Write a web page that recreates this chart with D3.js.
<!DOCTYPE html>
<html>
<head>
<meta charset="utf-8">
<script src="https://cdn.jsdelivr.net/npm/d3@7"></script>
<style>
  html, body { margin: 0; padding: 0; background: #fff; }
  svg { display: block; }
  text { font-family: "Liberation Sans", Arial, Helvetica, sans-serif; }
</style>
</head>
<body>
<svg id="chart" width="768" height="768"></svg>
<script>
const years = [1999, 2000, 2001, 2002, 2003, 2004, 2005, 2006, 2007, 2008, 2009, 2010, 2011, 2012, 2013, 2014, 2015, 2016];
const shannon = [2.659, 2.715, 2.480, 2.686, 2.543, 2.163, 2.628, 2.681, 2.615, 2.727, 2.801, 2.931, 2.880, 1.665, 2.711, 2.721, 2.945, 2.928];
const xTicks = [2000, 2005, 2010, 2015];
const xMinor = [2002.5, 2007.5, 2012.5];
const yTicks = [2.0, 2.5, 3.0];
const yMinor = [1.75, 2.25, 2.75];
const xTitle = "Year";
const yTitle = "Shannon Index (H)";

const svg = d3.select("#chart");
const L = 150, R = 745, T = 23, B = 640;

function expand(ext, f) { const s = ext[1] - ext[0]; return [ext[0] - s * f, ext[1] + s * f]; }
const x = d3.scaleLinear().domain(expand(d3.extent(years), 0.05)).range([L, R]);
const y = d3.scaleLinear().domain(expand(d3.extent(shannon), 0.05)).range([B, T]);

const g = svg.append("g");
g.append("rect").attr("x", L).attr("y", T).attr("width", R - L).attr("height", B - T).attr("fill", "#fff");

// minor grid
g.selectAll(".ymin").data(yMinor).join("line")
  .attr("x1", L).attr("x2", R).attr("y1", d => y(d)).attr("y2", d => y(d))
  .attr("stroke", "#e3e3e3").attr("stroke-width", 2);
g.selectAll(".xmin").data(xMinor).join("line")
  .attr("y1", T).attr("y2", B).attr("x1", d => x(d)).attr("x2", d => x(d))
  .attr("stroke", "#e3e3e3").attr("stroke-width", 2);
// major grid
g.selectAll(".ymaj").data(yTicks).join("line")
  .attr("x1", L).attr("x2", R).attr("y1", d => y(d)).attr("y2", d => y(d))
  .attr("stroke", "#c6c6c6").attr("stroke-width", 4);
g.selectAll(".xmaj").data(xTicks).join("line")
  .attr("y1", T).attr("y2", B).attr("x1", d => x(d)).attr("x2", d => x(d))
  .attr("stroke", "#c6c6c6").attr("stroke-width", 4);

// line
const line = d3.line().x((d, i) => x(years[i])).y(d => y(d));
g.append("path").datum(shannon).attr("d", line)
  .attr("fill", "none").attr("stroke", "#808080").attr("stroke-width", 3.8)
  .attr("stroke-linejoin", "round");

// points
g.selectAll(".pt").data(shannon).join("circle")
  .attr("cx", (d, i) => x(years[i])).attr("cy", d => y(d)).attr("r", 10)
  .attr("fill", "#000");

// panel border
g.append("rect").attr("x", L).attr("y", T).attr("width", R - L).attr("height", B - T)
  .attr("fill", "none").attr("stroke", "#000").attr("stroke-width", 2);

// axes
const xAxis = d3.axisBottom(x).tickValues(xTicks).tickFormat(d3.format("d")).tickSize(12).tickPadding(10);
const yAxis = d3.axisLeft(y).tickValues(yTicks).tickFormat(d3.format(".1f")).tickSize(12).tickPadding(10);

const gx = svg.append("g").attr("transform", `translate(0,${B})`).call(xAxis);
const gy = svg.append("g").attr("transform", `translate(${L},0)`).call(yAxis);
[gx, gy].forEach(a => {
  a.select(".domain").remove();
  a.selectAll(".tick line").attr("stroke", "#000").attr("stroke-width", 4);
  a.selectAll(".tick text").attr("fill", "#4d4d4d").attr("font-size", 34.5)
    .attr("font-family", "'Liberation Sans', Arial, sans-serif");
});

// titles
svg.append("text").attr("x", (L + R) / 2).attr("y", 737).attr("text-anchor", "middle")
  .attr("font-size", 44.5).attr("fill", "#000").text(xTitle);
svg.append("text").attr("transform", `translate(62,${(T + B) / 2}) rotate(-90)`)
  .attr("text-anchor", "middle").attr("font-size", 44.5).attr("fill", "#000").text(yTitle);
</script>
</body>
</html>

******************************

* What is being asked
Write out the full listing exactly as given.

* Solution
Write a web page that recreates this chart with D3.js.
<!DOCTYPE html>
<html>
<head>
<meta charset="utf-8">
<script src="https://cdn.jsdelivr.net/npm/d3@7"></script>
<style>
  html, body { margin: 0; padding: 0; background: #fff; }
  svg { display: block; }
  text { font-family: "Liberation Sans", Arial, Helvetica, sans-serif; }
</style>
</head>
<body>
<svg id="chart" width="768" height="768"></svg>
<script>
const years = [1999, 2000, 2001, 2002, 2003, 2004, 2005, 2006, 2007, 2008, 2009, 2010, 2011, 2012, 2013, 2014, 2015, 2016];
const shannon = [2.659, 2.715, 2.480, 2.686, 2.543, 2.163, 2.628, 2.681, 2.615, 2.727, 2.801, 2.931, 2.880, 1.665, 2.711, 2.721, 2.945, 2.928];
const xTicks = [2000, 2005, 2010, 2015];
const xMinor = [2002.5, 2007.5, 2012.5];
const yTicks = [2.0, 2.5, 3.0];
const yMinor = [1.75, 2.25, 2.75];
const xTitle = "Year";
const yTitle = "Shannon Index (H)";

const svg = d3.select("#chart");
const L = 150, R = 745, T = 23, B = 640;

function expand(ext, f) { const s = ext[1] - ext[0]; return [ext[0] - s * f, ext[1] + s * f]; }
const x = d3.scaleLinear().domain(expand(d3.extent(years), 0.05)).range([L, R]);
const y = d3.scaleLinear().domain(expand(d3.extent(shannon), 0.05)).range([B, T]);

const g = svg.append("g");
g.append("rect").attr("x", L).attr("y", T).attr("width", R - L).attr("height", B - T).attr("fill", "#fff");

// minor grid
g.selectAll(".ymin").data(yMinor).join("line")
  .attr("x1", L).attr("x2", R).attr("y1", d => y(d)).attr("y2", d => y(d))
  .attr("stroke", "#e3e3e3").attr("stroke-width", 2);
g.selectAll(".xmin").data(xMinor).join("line")
  .attr("y1", T).attr("y2", B).attr("x1", d => x(d)).attr("x2", d => x(d))
  .attr("stroke", "#e3e3e3").attr("stroke-width", 2);
// major grid
g.selectAll(".ymaj").data(yTicks).join("line")
  .attr("x1", L).attr("x2", R).attr("y1", d => y(d)).attr("y2", d => y(d))
  .attr("stroke", "#c6c6c6").attr("stroke-width", 4);
g.selectAll(".xmaj").data(xTicks).join("line")
  .attr("y1", T).attr("y2", B).attr("x1", d => x(d)).attr("x2", d => x(d))
  .attr("stroke", "#c6c6c6").attr("stroke-width", 4);

// line
const line = d3.line().x((d, i) => x(years[i])).y(d => y(d));
g.append("path").datum(shannon).attr("d", line)
  .attr("fill", "none").attr("stroke", "#808080").attr("stroke-width", 3.8)
  .attr("stroke-linejoin", "round");

// points
g.selectAll(".pt").data(shannon).join("circle")
  .attr("cx", (d, i) => x(years[i])).attr("cy", d => y(d)).attr("r", 10)
  .attr("fill", "#000");

// panel border
g.append("rect").attr("x", L).attr("y", T).attr("width", R - L).attr("height", B - T)
  .attr("fill", "none").attr("stroke", "#000").attr("stroke-width", 2);

// axes
const xAxis = d3.axisBottom(x).tickValues(xTicks).tickFormat(d3.format("d")).tickSize(12).tickPadding(10);
const yAxis = d3.axisLeft(y).tickValues(yTicks).tickFormat(d3.format(".1f")).tickSize(12).tickPadding(10);

const gx = svg.append("g").attr("transform", `translate(0,${B})`).call(xAxis);
const gy = svg.append("g").attr("transform", `translate(${L},0)`).call(yAxis);
[gx, gy].forEach(a => {
  a.select(".domain").remove();
  a.selectAll(".tick line").attr("stroke", "#000").attr("stroke-width", 4);
  a.selectAll(".tick text").attr("fill", "#4d4d4d").attr("font-size", 34.5)
    .attr("font-family", "'Liberation Sans', Arial, sans-serif");
});

// titles
svg.append("text").attr("x", (L + R) / 2).attr("y", 737).attr("text-anchor", "middle")
  .attr("font-size", 44.5).attr("fill", "#000").text(xTitle);
svg.append("text").attr("transform", `translate(62,${(T + B) / 2}) rotate(-90)`)
  .attr("text-anchor", "middle").attr("font-size", 44.5).attr("fill", "#000").text(yTitle);
</script>
</body>
</html>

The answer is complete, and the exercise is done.